Ranging from non-addictive drugs to treat attention deficit hyperactivity disorder to new fuel cells, the latest round of awards from Florida State’s biannual, $250,000 Grant Assistance Program (GAP) are intended to help each project reach new milestones on their march to real-world implementation. The winners of the GAP awards are researchers or teams of researchers who can most clearly identify the commercial viability of a product, process or license that will come from their efforts.
“As a major research university, we are always looking for ways to support our faculty in bringing their research to the marketplace where it can directly impact people and the economy,” said Vice President for Research Gary K. Ostrander. “Our GAP competition is one of the support mechanisms we use to do this, and it has proven to be a great kick-starter for the commercialization of many promising research projects taking place on our campuses.”
The research projects that received funding for the fall 2012 GAP competition are focused on:
Creating a non-addictive drug to treat ADHD — $12,000: Professor Pradeep Bhide, the Jim and Betty Ann Rodgers Eminent Scholar Chair of Developmental Neuroscience and director of the Center for Brain Repair in the College of Medicine, is working to produce a new drug for treating attention deficit hyperactivity disorder (ADHD) that does not have the addictive properties found in current treatment options such as Ritalin when it is used in excess.

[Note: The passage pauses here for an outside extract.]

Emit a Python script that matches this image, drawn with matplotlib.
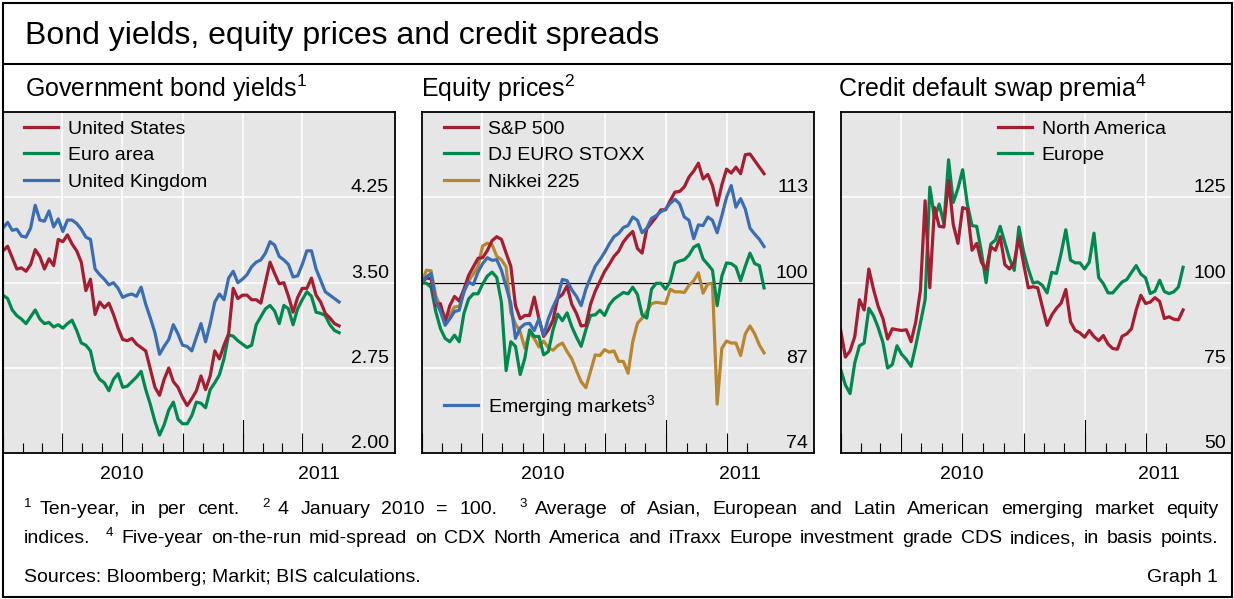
import numpy as np
import pandas as pd
import matplotlib
matplotlib.use("Agg")
import matplotlib.pyplot as plt
import matplotlib.dates as mdates
from matplotlib import transforms
from matplotlib.lines import Line2D
from matplotlib.patches import Rectangle

plt.rcParams['font.family'] = ['Liberation Sans', 'DejaVu Sans']
plt.rcParams['mathtext.fontset'] = 'custom'
plt.rcParams['mathtext.rm'] = 'Liberation Sans'
plt.rcParams['mathtext.default'] = 'regular'


# weekly observations, 1 Jan 2010 to 27 May 2011
dates = pd.date_range('2010-01-01', periods=74, freq='7D')

# government bond yields, ten-year, per cent
us_yield = [3.78, 3.82, 3.72, 3.62, 3.63, 3.60, 3.66, 3.79, 3.73, 3.62,
            3.71, 3.65, 3.88, 3.86, 3.92, 3.84, 3.78, 3.68, 3.43, 3.53,
            3.22, 3.33, 3.28, 3.32, 3.22, 3.10, 3.00, 2.99, 3.01, 2.96,
            2.93, 2.90, 2.74, 2.58, 2.51, 2.65, 2.75, 2.63, 2.58, 2.49,
            2.42, 2.48, 2.55, 2.68, 2.56, 2.68, 2.90, 2.83, 2.95, 3.05,
            3.45, 3.36, 3.39, 3.39, 3.35, 3.35, 3.32, 3.50, 3.68, 3.58,
            3.49, 3.50, 3.38, 3.24, 3.37, 3.45, 3.45, 3.54, 3.39, 3.33,
            3.23, 3.19, 3.14, 3.12]
ea_yield = [3.39, 3.36, 3.26, 3.21, 3.18, 3.14, 3.20, 3.26, 3.18, 3.14,
            3.15, 3.11, 3.13, 3.10, 3.14, 3.17, 3.08, 2.97, 2.95, 2.90,
            2.72, 2.65, 2.62, 2.55, 2.65, 2.70, 2.58, 2.59, 2.63, 2.67,
            2.72, 2.56, 2.43, 2.28, 2.16, 2.25, 2.38, 2.45, 2.30, 2.26,
            2.26, 2.33, 2.45, 2.44, 2.40, 2.56, 2.62, 2.69, 2.83, 3.04,
            3.03, 2.99, 2.96, 2.93, 2.95, 3.13, 3.20, 3.27, 3.30, 3.25,
            3.14, 3.30, 3.27, 3.13, 3.27, 3.35, 3.42, 3.38, 3.24, 3.23,
            3.21, 3.13, 3.08, 3.06]
uk_yield = [3.98, 4.03, 3.96, 3.97, 3.91, 3.90, 3.98, 4.18, 4.05, 4.04,
            4.13, 3.99, 4.06, 3.95, 4.05, 4.05, 4.02, 3.97, 3.90, 3.88,
            3.62, 3.57, 3.53, 3.48, 3.50, 3.45, 3.37, 3.39, 3.40, 3.38,
            3.46, 3.31, 3.19, 3.06, 2.87, 2.94, 3.00, 3.13, 3.05, 2.95,
            2.94, 2.90, 3.02, 3.14, 2.98, 3.14, 3.33, 3.40, 3.35, 3.54,
            3.60, 3.50, 3.53, 3.57, 3.64, 3.68, 3.70, 3.76, 3.86, 3.83,
            3.73, 3.70, 3.66, 3.55, 3.56, 3.66, 3.78, 3.78, 3.62, 3.52,
            3.42, 3.39, 3.36, 3.33]

# equity prices, 4 January 2010 = 100
sp500 = [100.0, 100.7, 100.6, 96.5, 96.8, 94.0, 96.5, 97.9, 97.2, 99.0,
         101.1, 102.4, 103.7, 103.8, 104.9, 106.4, 107.0, 106.6, 104.5, 102.5,
         96.5, 94.5, 95.0, 95.0, 97.8, 94.5, 91.8, 92.8, 94.3, 97.6,
         98.2, 99.5, 96.7, 95.3, 93.4, 93.5, 96.7, 98.7, 100.2, 101.7,
         102.8, 104.0, 104.8, 106.2, 107.1, 107.8, 105.2, 104.5, 108.2, 109.1,
         110.0, 111.1, 111.1, 112.5, 113.8, 113.9, 114.6, 116.1, 117.0, 118.2,
         115.8, 116.5, 114.8, 111.8, 114.9, 117.3, 116.7, 117.6, 116.6, 119.5,
         119.6, 118.6, 117.6, 116.6]
eurostoxx = [100.0, 99.9, 99.3, 95.6, 93.0, 91.5, 91.0, 92.0, 91.0, 95.3,
             97.5, 98.3, 98.3, 99.8, 101.0, 101.6, 100.8, 97.0, 86.6, 91.0,
             90.3, 86.0, 88.5, 92.8, 91.8, 91.8, 89.0, 89.5, 92.8, 95.2,
             94.2, 95.4, 93.3, 91.7, 90.3, 92.8, 95.0, 95.1, 95.8, 95.0,
             96.6, 97.5, 98.0, 98.5, 98.3, 99.3, 98.2, 95.1, 94.6, 99.0,
             99.9, 99.9, 99.0, 100.2, 103.0, 103.3, 103.5, 104.2, 105.4, 105.8,
             103.6, 102.8, 101.9, 96.5, 101.0, 103.0, 102.9, 102.4, 100.3, 102.5,
             104.5, 102.9, 102.6, 99.2]
nikkei = [100.0, 101.9, 101.8, 98.0, 96.3, 94.8, 95.0, 96.3, 96.4, 98.5,
          100.3, 101.3, 102.5, 105.6, 106.0, 105.8, 104.0, 103.5, 102.4, 95.5,
          93.7, 92.5, 90.0, 92.3, 91.5, 90.2, 91.1, 90.1, 89.7, 90.4,
          90.8, 89.5, 88.4, 86.6, 84.9, 84.0, 86.5, 89.0, 88.9, 89.8,
          89.4, 89.6, 88.0, 88.0, 86.2, 91.0, 93.8, 94.6, 95.6, 96.8,
          97.0, 96.9, 96.8, 99.0, 98.6, 98.6, 98.5, 99.6, 100.3, 101.5,
          98.4, 99.8, 99.9, 81.5, 90.0, 91.1, 90.8, 90.8, 88.9, 92.2,
          93.4, 92.2, 90.5, 89.3]
emerging = [100.0, 100.9, 101.4, 97.2, 95.6, 93.5, 94.5, 95.6, 95.8, 98.7,
            100.1, 99.7, 101.6, 102.9, 103.8, 103.4, 103.5, 101.9, 99.4, 96.8,
            91.5, 93.1, 93.7, 93.8, 92.7, 94.5, 92.0, 94.5, 96.3, 97.8,
            100.5, 100.3, 98.9, 97.9, 96.5, 99.0, 100.8, 102.5, 103.5, 104.6,
            105.9, 107.0, 107.5, 108.4, 108.7, 110.0, 109.5, 107.6, 108.3, 109.8,
            110.2, 110.8, 111.2, 112.1, 112.7, 112.0, 110.0, 109.5, 106.7, 108.8,
            108.7, 110.0, 109.5, 107.6, 110.2, 113.0, 114.8, 111.5, 112.8, 111.2,
            108.3, 107.4, 106.6, 105.5]

# CDS premia, basis points
cds_na = [86.0, 78.2, 80.0, 84.2, 95.0, 92.0, 104.0, 98.0, 93.0, 89.5,
          83.5, 86.5, 86.2, 86.0, 86.2, 82.7, 88.5, 97.8, 124.0, 98.5,
          122.0, 116.5, 116.3, 130.0, 117.0, 111.5, 122.0, 121.5, 109.5, 111.5,
          106.0, 103.8, 110.5, 109.5, 113.5, 105.3, 104.0, 106.0, 113.2, 105.5,
          98.5, 98.8, 98.5, 92.9, 87.5, 90.5, 92.5, 94.0, 98.0, 88.5,
          86.0, 85.3, 84.0, 86.0, 84.2, 83.0, 84.5, 82.0, 80.7, 80.5,
          84.3, 85.0, 86.5, 92.0, 96.3, 93.9, 94.3, 95.6, 94.5, 89.5,
          90.0, 89.3, 89.1, 92.0]
cds_eu = [74.5, 70.0, 67.5, 76.5, 81.5, 82.3, 92.5, 90.3, 86.8, 82.5,
          75.0, 76.0, 81.5, 79.0, 77.5, 75.5, 81.5, 88.2, 95.0, 128.0,
          119.0, 123.0, 117.3, 136.0, 123.5, 127.6, 133.1, 123.0, 116.7, 116.5,
          109.0, 100.0, 111.3, 112.5, 116.5, 111.7, 107.0, 103.6, 116.3, 109.0,
          104.0, 99.9, 100.2, 99.2, 97.0, 103.0, 102.7, 108.6, 115.5, 106.6,
          105.8, 105.8, 104.0, 106.0, 114.5, 101.5, 99.7, 97.0, 97.0, 98.6,
          100.2, 100.9, 103.0, 105.0, 102.5, 101.4, 96.8, 97.5, 100.7, 97.4,
          96.8, 97.3, 98.7, 104.5]

yield_ticks = [2.00, 2.75, 3.50, 4.25]
equity_ticks = [74, 87, 100, 113]
cds_ticks = [50, 75, 100, 125]

footnote1 = ("^1 Ten-year, in per cent. ^2 4 January 2010 = 100. ^3 Average of Asian, "
             "European and Latin American emerging market equity")
footnote2 = ("indices. ^4 Five-year on-the-run mid-spread on CDX North America and iTraxx "
             "Europe investment grade CDS indices, in basis points.")

RED = '#A61C30'
GREEN = '#00894F'
BLUE = '#3B6DB4'
GOLD = '#B8862E'
BG = '#E6E6E6'

W, H = 1234, 599
fig = plt.figure(figsize=(W / 100, H / 100), dpi=100)

# month ticks run only to the last month with data
months = pd.date_range('2010-01-01', '2011-05-01', freq='MS')
quarters = [d for d in months if d.month in (1, 4, 7, 10)]


def box(l, t, r, b):
    return [l / W, 1 - b / H, (r - l) / W, (b - t) / H]


def style(ax, ylim, ticks, xmax):
    x0 = pd.Timestamp('2010-01-01')
    x1 = pd.Timestamp(xmax)
    ax.set_facecolor(BG)
    ax.set_xlim(x0, x1)
    ax.set_ylim(*ylim)
    ax.set_xticks(quarters)
    ax.set_xticks(months, minor=True)
    ax.set_yticks(ticks)
    ax.set_axisbelow(True)
    ax.grid(True, which='major', color='white', lw=1.1)
    ax.tick_params(axis='x', which='both', direction='in', labelbottom=False,
                   width=0.8, color='k')
    ax.tick_params(axis='x', which='major', length=14.4)
    ax.tick_params(axis='x', which='minor', length=7.2)
    ax.tick_params(axis='y', length=0, labelleft=False)
    for s in ax.spines.values():
        s.set_linewidth(1.3)
    ax.axvline(pd.Timestamp('2011-01-01'), 0, 0.097, color='k', lw=0.8)
    # value labels sit just above their gridlines, inside the right edge
    tr = transforms.offset_copy(ax.get_yaxis_transform(), fig=fig, x=-6, y=5, units='dots')
    for v in ticks:
        lab = f'{v:.2f}' if isinstance(v, float) else str(v)
        ax.text(1, v, lab, transform=tr, ha='right', va='baseline', fontsize=14)
    # year labels under the axis
    xt = ax.get_xaxis_transform()
    ax.text(pd.Timestamp('2010-07-01'), -0.076, '2010', transform=xt,
            ha='center', va='baseline', fontsize=14)
    ax.text(pd.Timestamp('2011-01-01') + (x1 - pd.Timestamp('2011-01-01')) / 2, -0.076,
            '2011', transform=xt, ha='center', va='baseline', fontsize=14)


legend_kw = dict(frameon=False, fontsize=14, handlelength=1.75, handletextpad=0.5,
                 labelspacing=0.45, borderpad=0, borderaxespad=0)
lw = 2.3

# panel 1
ax1 = fig.add_axes(box(3, 112, 395, 453.3))
style(ax1, (2.0, 5.0), yield_ticks, '2011-08-20')
l_uk, = ax1.plot(dates, uk_yield, color=BLUE, lw=lw)
l_ea, = ax1.plot(dates, ea_yield, color=GREEN, lw=lw)
l_us, = ax1.plot(dates, us_yield, color=RED, lw=lw)
ax1.legend([l_us, l_ea, l_uk], ['United States', 'Euro area', 'United Kingdom'],
           loc='upper left', bbox_to_anchor=(0.054, 0.976), **legend_kw)

# panel 2
ax2 = fig.add_axes(box(421.7, 112, 814.3, 453.3))
style(ax2, (74, 126), equity_ticks, '2011-08-10')
ax2.axhline(100, color='k', lw=0.9, zorder=1.5)
l_nk, = ax2.plot(dates, nikkei, color=GOLD, lw=lw)
l_es, = ax2.plot(dates, eurostoxx, color=GREEN, lw=lw)
l_sp, = ax2.plot(dates, sp500, color=RED, lw=lw)
l_em, = ax2.plot(dates, emerging, color=BLUE, lw=lw)
leg = ax2.legend([l_sp, l_es, l_nk], ['S&P 500', 'DJ EURO STOXX', 'Nikkei 225'],
                 loc='upper left', bbox_to_anchor=(0.057, 0.976), **legend_kw)
ax2.add_artist(leg)
ax2.legend([l_em], ['Emerging markets$^{3}$'], loc='center left',
           bbox_to_anchor=(0.057, 0.139), **legend_kw)

# panel 3
ax3 = fig.add_axes(box(840.7, 112, 1232, 453.3))
style(ax3, (50, 150), cds_ticks, '2011-08-08')
l_eu, = ax3.plot(dates, cds_eu, color=GREEN, lw=lw)
l_na, = ax3.plot(dates, cds_na, color=RED, lw=lw)
ax3.legend([l_na, l_eu], ['North America', 'Europe'],
           loc='upper left', bbox_to_anchor=(0.402, 0.976), **legend_kw)

# titles
fig.text(25 / W, 1 - 44 / H, 'Bond yields, equity prices and credit spreads',
         fontsize=23, va='baseline')
for x, t in [(25, 'Government bond yields$^{1}$'), (421, 'Equity prices$^{2}$'),
             (838, 'Credit default swap premia$^{4}$')]:
    fig.text(x / W, 1 - 97 / H, t, fontsize=18, va='baseline')

# frame
fig.add_artist(Rectangle((2.5 / W, 1 - 597 / H), 1229.5 / W, 594 / H, fill=False,
                         ec='k', lw=1.5, transform=fig.transFigure))
fig.add_artist(Line2D([2.5 / W, 1232 / W], [1 - 64 / H, 1 - 64 / H], color='k', lw=1.5,
                      transform=fig.transFigure))

# footnotes, justified between x0 and x1
renderer = fig.canvas.get_renderer()


def justify(line, ybase, x0=24, x1=1218, size=14):
    arts = []
    for w in line.split(' '):
        sup = w.startswith('^')
        t = fig.text(0, 1 - (ybase - (7 if sup else 0)) / H, w[1:] if sup else w,
                     fontsize=size * 0.68 if sup else size, va='baseline')
        arts.append((t, sup, t.get_window_extent(renderer).width))
    fixed = sum(a[2] for a in arts)
    weights = []
    sup_gap = 8
    for i in range(len(arts) - 1):
        if arts[i][1]:
            weights.append(0)
            fixed += sup_gap
        else:
            weights.append(2 if arts[i + 1][1] else 1)
    unit = (x1 - x0 - fixed) / sum(weights)
    x = x0
    for i, (t, sup, w) in enumerate(arts):
        t.set_x(x / W)
        if i < len(weights):
            x += w + (sup_gap if weights[i] == 0 else unit * weights[i])


justify(footnote1, 514)
justify(footnote2, 543)
fig.text(24 / W, 1 - 582 / H, 'Sources: Bloomberg; Markit; BIS calculations.',
         fontsize=14, va='baseline')
fig.text(1218 / W, 1 - 582 / H, 'Graph 1', fontsize=14, va='baseline', ha='right')

fig.savefig('out.png', dpi=100)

Engineering better ways to produce stem cells — $26,000: Teng Ma, a professor of chemical and biomedical engineering at the Florida A&M University-Florida State University College of Engineering, is developing a cost-effective and scalable way to produce large batches of a promising group of stem cells being used in areas such as cardiovascular and neurodegenerative disease research.
Producing new antibodies for disease research — $18,000: Professor Myra Hurt, senior associate dean for research and graduate programs at the College of Medicine, and Research Associate Raed Rizkallah are developing a way to grow a never-ending supply of an important antibody used in many different forms of disease research.
Building the fuel cell of the future — $50,000: Jim Zheng, a professor of electrical engineering at the Florida A&M University-Florida State University College of Engineering, is building the next generation of supercapacitor fuel cell technology that can deliver the bursts of increased energy needed for specific applications as well as be able to recharge and recycle in a very short amount of time.
Funded since 2005, the highly competitive GAP is administrated by Florida State University’s Office of Intellectual Property Development and Commercialization (OIPDC). All GAP submissions are reviewed and selected by a committee of local business leaders. Winners report back to the committee six months after receipt of the award to provide an update of their activity. Staff members from the OIPDC and GAP committee provide ongoing support to GAP participants through the pursuit of potential corporate partners, mentors and additional funding opportunities.